Doesn’t this make all Christians ‘fundamentalists’ in the way the term is broadly used today? Well, yes. There is an interior belief that permits and prohibits according to our conscience and informed by the Bible.

Our Muslim neighbours may claim the same. Their belief in the statutes of the Koran direct their actions to counter-cultural effect.  In so far as their consciences are captive to the Koran, they are fundamentalists.

What about the Nones? The Nones are those who profess no religion, but fancy themselves as spiritual. Are they the only non-fundamentalists in a world full of them? National media may portray things that way, but the Nones are as fundamentalist as anyone. They have passionate beliefs about gender fluidity, or the priority of popular forms of folk science over supernaturalism, or the near advent of a climate apocalypse, or the survival of contributing human beings over unborn or elderly non-contributing ones.

All of these beliefs lack a common source text like the Koran or the Book of Mormon or the Torah. But they are believed with the fundamental vigour of any commercial grade zealot.The Nones can be just as passionate in social media pulpits as any religious fundamentalist.

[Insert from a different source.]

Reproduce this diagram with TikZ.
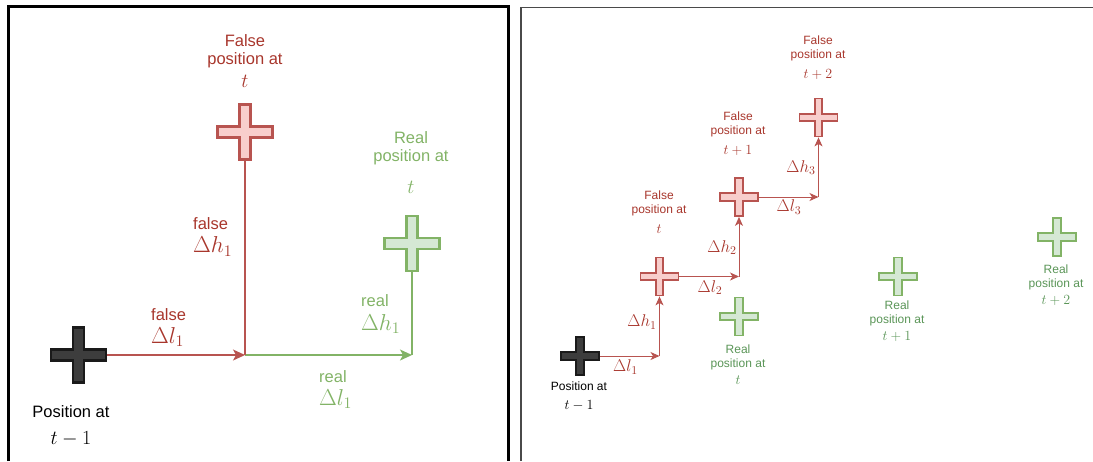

So what about the question “Shall the Fundamentalists Win?” That was the one asked in 1922 by the modernist Protestant Henry Emerson Fosdick. He was referring to the Fundamentalist/Modernist divide happening in North American churches.

Today, everyone is moving toward greater fundamentalism. That is they are moving toward being bound in conscience by their interior beliefs. Yet only Christianity encourages open examination of those beliefs. At the critical point of Christian truthfulness, the angel’s invitation stands, “He is not here, for he has risen,  as he said. Come, see the place where he  lay” (Matthew 28:6). Christian faith is a constant testing of beliefs to see if they are true. It is concerned not with the advancement of a socio-political Christendom, but with the advancement of the truth, as Francis Schaeffer called it, “true truth.”

So when talking heads decry their opponents’ ‘fundamentalism’ be aware that it takes one to know one. Our churches and society are in a battle of beliefs which places all of our fundamentalisms out on the front lawn like a garage sale for all of our neighbours to see. They will look at the product of our fundamentalisms and see whether they produce what is good, beautiful and true. They may choose to believe lies out of convenience or superstitions out of fear, but the Christian gospel offers belief in a Saviour out of hope.

Make no mistake, we are all fundamentalists now. There is no more room for the soft know-nothing-ism of the past. We are rushing headlong into an epoch of rebels for every cause. Yet there can only be one truth worthy of martydom. As Revelation 2:11 says, “The one who conquers will not be hurt by  the second death” (Revelation 2:11).

All others sacrifices will be offered for the pitiably sad lies of our age. Like most garage sales, the world’s fundamentalisms will be merely a collection of trinkets and furnishings long since broken and worthless.